* RECORDS SHOWN
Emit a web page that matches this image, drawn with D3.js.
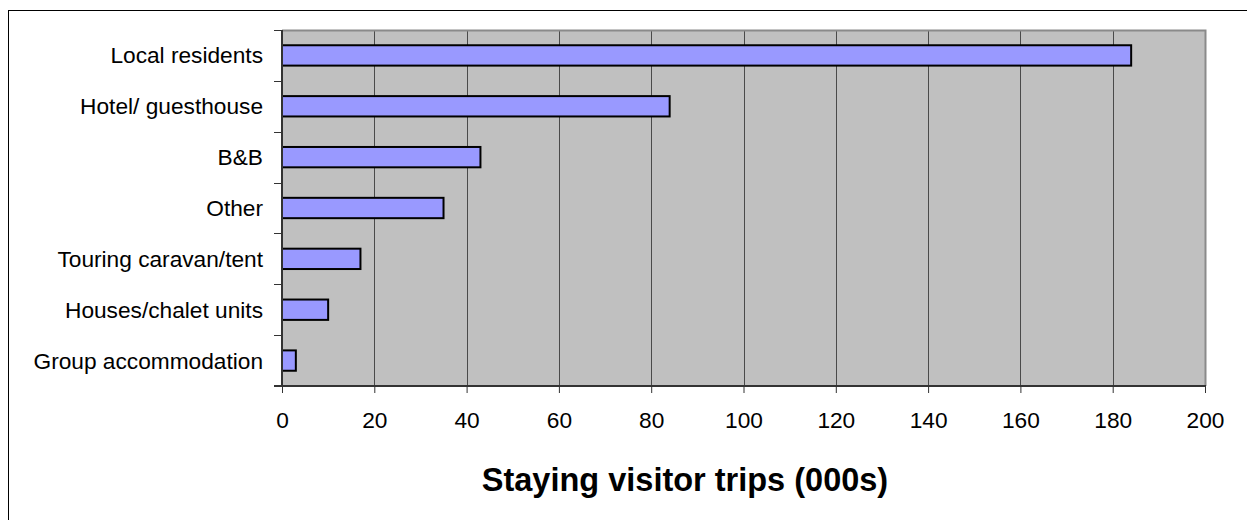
<!DOCTYPE html>
<html>
<head>
<meta charset="utf-8">
<script src="https://cdn.jsdelivr.net/npm/d3@7"></script>
<style>
  html, body { margin: 0; padding: 0; background: #fff; }
  svg { display: block; font-family: "Liberation Sans", Arial, sans-serif; }
</style>
</head>
<body>
<svg id="chart" width="1247" height="520"></svg>
<script>
// Staying visitor trips by accommodation type (thousands)
const categories = [
  "Local residents",
  "Hotel/ guesthouse",
  "B&B",
  "Other",
  "Touring caravan/tent",
  "Houses/chalet units",
  "Group accommodation"
];
const values = [184, 84, 43, 35, 17, 10, 3];
const xTicks = [0, 20, 40, 60, 80, 100, 120, 140, 160, 180, 200];
const axisTitle = "Staying visitor trips (000s)";

const svg = d3.select("#chart");

// outer frame of the chart area
svg.append("rect")
  .attr("x", 8.5).attr("y", 10.5)
  .attr("width", 1260).attr("height", 540)
  .attr("fill", "#fff").attr("stroke", "#000").attr("stroke-width", 1);

const plot = { left: 282, top: 30, right: 1205, bottom: 386 };

const x = d3.scaleLinear().domain([0, 200]).range([plot.left, plot.right]);
const y = d3.scaleBand().domain(categories).range([plot.top, plot.bottom])
  .paddingInner(0.6).paddingOuter(0.3);
const yBands = d3.scaleBand().domain(categories).range([plot.top, plot.bottom]);

// plot background
svg.append("rect")
  .attr("x", plot.left).attr("y", plot.top)
  .attr("width", plot.right - plot.left).attr("height", plot.bottom - plot.top)
  .attr("fill", "#c0c0c0");

// vertical gridlines
svg.append("g")
  .selectAll("line")
  .data(xTicks.filter(d => d > 0 && d < 200))
  .join("line")
  .attr("x1", d => Math.round(x(d)) + 0.5).attr("x2", d => Math.round(x(d)) + 0.5)
  .attr("y1", plot.top).attr("y2", plot.bottom)
  .attr("stroke", "#4a4a4a").attr("stroke-width", 1);

// plot border (top and right)
svg.append("path")
  .attr("d", `M${plot.left},${plot.top + 0.5}H${plot.right + 0.5}V${plot.bottom}`)
  .attr("fill", "none").attr("stroke", "#8a8a8a").attr("stroke-width", 2);

// bars
svg.append("g")
  .selectAll("rect")
  .data(values)
  .join("rect")
  .attr("x", x(0))
  .attr("y", (d, i) => y(categories[i]))
  .attr("width", d => x(d) - x(0))
  .attr("height", y.bandwidth())
  .attr("fill", "#9999ff")
  .attr("stroke", "#000")
  .attr("stroke-width", 2);

// x axis
const xAxis = d3.axisBottom(x).tickValues(xTicks).tickSize(7).tickPadding(18.5);
const gx = svg.append("g")
  .attr("transform", `translate(0,${plot.bottom})`)
  .call(xAxis);
gx.select(".domain").attr("stroke", "#333").attr("stroke-width", 2)
  .attr("d", `M${plot.left - 8},0H${plot.right + 1}`);
gx.selectAll(".tick line").attr("stroke", "#333");
gx.selectAll(".tick text")
  .attr("font-size", "22.7px").attr("font-family", "Liberation Sans, Arial, sans-serif")
  .attr("fill", "#000");

// y axis: ticks at band boundaries, labels at band centres
const gy = svg.append("g");
gy.append("line")
  .attr("x1", plot.left).attr("x2", plot.left)
  .attr("y1", plot.top).attr("y2", plot.bottom)
  .attr("stroke", "#333").attr("stroke-width", 2);
gy.selectAll("line.tick")
  .data(categories)
  .join("line")
  .attr("class", "tick")
  .attr("x1", plot.left - 8).attr("x2", plot.left)
  .attr("y1", d => Math.round(yBands(d)) + 0.5)
  .attr("y2", d => Math.round(yBands(d)) + 0.5)
  .attr("stroke", "#333").attr("stroke-width", 1);
gy.selectAll("text")
  .data(categories)
  .join("text")
  .attr("x", 263)
  .attr("y", d => yBands(d) + yBands.bandwidth() / 2)
  .attr("dy", "0.35em")
  .attr("text-anchor", "end")
  .attr("font-size", "22.7px")
  .attr("fill", "#000")
  .text(d => d);

// axis title
svg.append("text")
  .attr("x", 685).attr("y", 491)
  .attr("text-anchor", "middle")
  .attr("font-size", "32.5px")
  .attr("font-weight", "bold")
  .attr("fill", "#000")
  .text(axisTitle);
</script>
</body>
</html>
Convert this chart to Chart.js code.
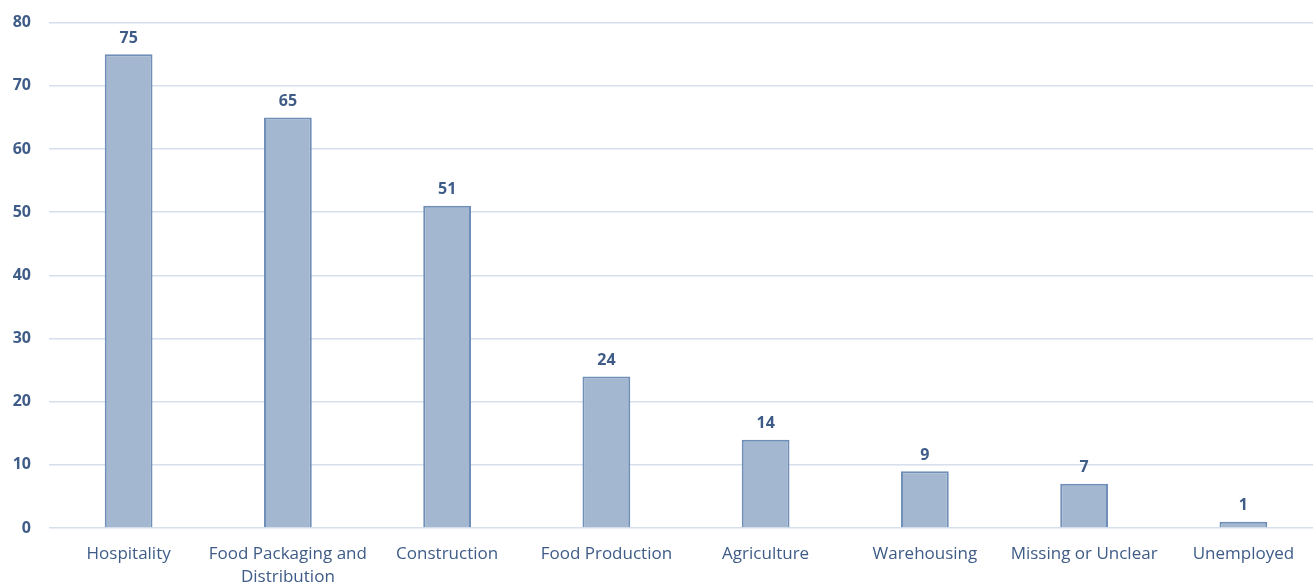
<!DOCTYPE html>
<html>
<head>
<meta charset="utf-8">
<script src="https://cdn.jsdelivr.net/npm/chart.js@4/dist/chart.umd.min.js"></script>
<style>
  html, body { margin: 0; padding: 0; overflow: hidden; background: #fff; }
  #wrap { width: 1313px; height: 583px; overflow: hidden; }
  #barChart { display: block; margin-top: -5px; }
</style>
</head>
<body>
<div id="wrap"><canvas id="barChart" width="1323" height="609"></canvas></div>
<script>
// chart data
const categories = ['Hospitality', ['Food Packaging and', 'Distribution'], 'Construction', 'Food Production',
  'Agriculture', 'Warehousing', 'Missing or Unclear', 'Unemployed'];
const counts = [75, 65, 51, 24, 14, 9, 7, 1];
const yTicks = [0, 10, 20, 30, 40, 50, 60, 70, 80];

const textColor = '#3e5c87';
const fontFamily = "'Open Sans', 'DejaVu Sans', sans-serif";

// draws the value above each bar
const valueLabels = {
  id: 'valueLabels',
  afterDatasetsDraw(chart) {
    const ctx = chart.ctx;
    const meta = chart.getDatasetMeta(0);
    ctx.save();
    ctx.fillStyle = textColor;
    ctx.font = 'bold 16px ' + fontFamily;
    ctx.textAlign = 'center';
    ctx.textBaseline = 'bottom';
    meta.data.forEach((bar, i) => {
      ctx.fillText(counts[i], bar.x, bar.y - 8);
    });
    ctx.restore();
  }
};

new Chart(document.getElementById('barChart').getContext('2d'), {
  type: 'bar',
  data: {
    labels: categories,
    datasets: [{
      data: counts,
      backgroundColor: '#a3b7d0',
      borderColor: '#6f8fb8',
      borderWidth: 2,
      barPercentage: 0.6,
      categoryPercentage: 0.5
    }]
  },
  options: {
    responsive: false,
    animation: false,
    layout: { padding: { top: 5, left: 0, right: 0, bottom: 8 } },
    plugins: {
      legend: { display: false },
      tooltip: { enabled: false }
    },
    scales: {
      x: {
        grid: { display: false },
        border: { display: false },
        ticks: {
          color: textColor,
          font: { family: fontFamily, size: 17, lineHeight: 1.35 },
          maxRotation: 0,
          autoSkip: false,
          padding: 7
        }
      },
      y: {
        min: 0,
        max: 80,
        afterBuildTicks: (axis) => { axis.ticks = yTicks.map(v => ({ value: v })); },
        afterFit: (axis) => { axis.width = 49; },
        grid: { color: '#d6dfeb', lineWidth: 1.5, drawTicks: false },
        border: { display: false },
        ticks: {
          color: textColor,
          font: { family: fontFamily, size: 16, weight: 'bold' },
          padding: 18
        }
      }
    }
  },
  plugins: [valueLabels]
});
</script>
</body>
</html>
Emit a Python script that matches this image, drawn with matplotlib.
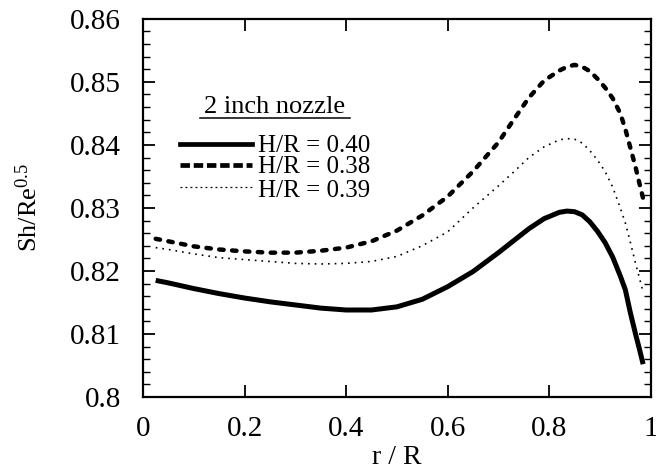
import matplotlib
matplotlib.use("Agg")
import matplotlib.pyplot as plt
from matplotlib.lines import Line2D

# radial position r/R
r_R = [0.025, 0.05, 0.10, 0.15, 0.20, 0.25, 0.30, 0.35, 0.40, 0.45, 0.50,
       0.55, 0.60, 0.65, 0.70, 0.73, 0.76, 0.79, 0.82, 0.835, 0.85, 0.865,
       0.88, 0.895, 0.91, 0.925, 0.94, 0.95, 0.96, 0.97, 0.978, 0.985]

# Sh/Re^0.5 for each nozzle height
sh_040 = [0.8185, 0.8181, 0.8172, 0.8164, 0.8157, 0.8151, 0.8146, 0.8141,
          0.8138, 0.8138, 0.8143, 0.8155, 0.8175, 0.8199, 0.8229, 0.8248,
          0.8267, 0.8283, 0.8293, 0.8295, 0.8294, 0.8289, 0.8278, 0.8263,
          0.8245, 0.8222, 0.8192, 0.8170, 0.8133, 0.8100, 0.8075, 0.8052]
sh_038 = [0.8251, 0.8247, 0.8239, 0.8234, 0.8231, 0.8229, 0.8229, 0.8232,
          0.8237, 0.8247, 0.8264, 0.8288, 0.8318, 0.8358, 0.8404, 0.8440,
          0.8475, 0.8502, 0.8518, 0.8524, 0.8527, 0.8524, 0.8517, 0.8505,
          0.8491, 0.8474, 0.8450, 0.8425, 0.8395, 0.8365, 0.8338, 0.8315]
sh_039 = [0.8237, 0.8234, 0.8227, 0.8221, 0.8218, 0.8215, 0.8212, 0.8211,
          0.8212, 0.8215, 0.8223, 0.8240, 0.8262, 0.8300, 0.8335, 0.8357,
          0.8380, 0.8397, 0.8408, 0.8410, 0.8409, 0.8403, 0.8391, 0.8376,
          0.8358, 0.8333, 0.8300, 0.8276, 0.8245, 0.8212, 0.8188, 0.8166]

labels = ["H/R = 0.40", "H/R = 0.38", "H/R = 0.39"]
legend_title = "2 inch nozzle"

plt.rcParams["font.family"] = ["Liberation Serif", "DejaVu Serif"]
plt.rcParams["mathtext.fontset"] = "custom"
plt.rcParams["mathtext.rm"] = "Liberation Serif"
plt.rcParams["mathtext.it"] = "Liberation Serif:italic"

fig = plt.figure(figsize=(6.56, 4.72), dpi=100)
ax = fig.add_axes([0.218, 0.159, 0.774, 0.801])

solid = dict(color="black", lw=3.6, solid_capstyle="butt", solid_joinstyle="round")
dashed = dict(color="black", lw=3.2, linestyle=(0, (1.0, 1.9)), dash_capstyle="round")
dotted = dict(color="black", lw=1.2, linestyle=(0, (1, 3)))

ax.plot(r_R, sh_040, **solid)
ax.plot(r_R, sh_038, **dashed)
ax.plot(r_R, sh_039, **dotted)

ax.set_xlim(0, 1)
ax.set_ylim(0.80, 0.86)
ax.set_xticks([0, 0.2, 0.4, 0.6, 0.8, 1.0])
ax.set_xticklabels(["0", "0.2", "0.4", "0.6", "0.8", "1"])
ax.set_yticks([0.80, 0.81, 0.82, 0.83, 0.84, 0.85, 0.86])
ax.set_yticklabels(["0.8", "0.81", "0.82", "0.83", "0.84", "0.85", "0.86"])
ax.set_yticks([0.80 + 0.002 * i for i in range(31)], minor=True)

ax.tick_params(axis="both", which="major", direction="in", length=8.5, width=1.3,
               labelsize=21, top=True, right=True)
ax.tick_params(axis="x", which="major", pad=14)
ax.tick_params(axis="y", which="major", pad=16)
ax.tick_params(axis="y", which="minor", direction="in", length=5, width=1.0,
               left=True, right=True)
for s in ax.spines.values():
    s.set_linewidth(1.6)

ax.set_xlabel("r / R", fontsize=20)
ax.set_ylabel(r"Sh/Re$^{0.5}$", fontsize=19)
ax.xaxis.set_label_coords(0.5, -0.128)
ax.yaxis.set_label_coords(-0.200, 0.5)

# legend block: underlined heading, then one sample line per case
ax.text(0.26, 0.751, legend_title, transform=ax.transAxes, fontsize=19,
        ha="center", va="baseline")
ax.add_line(Line2D([0.112, 0.407], [0.738, 0.738], transform=ax.transAxes,
                   color="black", lw=1.1))

handle_styles = [
    dict(color="black", lw=3.4),
    dict(color="black", lw=3.4, linestyle=(0, (2.0, 0.8))),
    dict(color="black", lw=0.9, linestyle=(0, (1.5, 2.5))),
]
row_line_y = [0.668, 0.614, 0.555]
row_text_y = [0.648, 0.592, 0.530]
for lab, style, ly, ty in zip(labels, handle_styles, row_line_y, row_text_y):
    ax.add_line(Line2D([0.073, 0.215], [ly, ly], transform=ax.transAxes, **style))
    ax.text(0.226, ty, lab, transform=ax.transAxes, fontsize=18,
            ha="left", va="baseline")

fig.savefig("out.png", dpi=100)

* TASK REQUIREMENTS
Return each full line of the entries that contains the word "script".

* THE COMPLETED TASK
<script src="https://cdn.jsdelivr.net/npm/d3@7"></script>
<script>
</script>
<script src="https://cdn.jsdelivr.net/npm/chart.js@4/dist/chart.umd.min.js"></script>
<script>
</script>
Emit a Python script that matches this image, drawn with matplotlib.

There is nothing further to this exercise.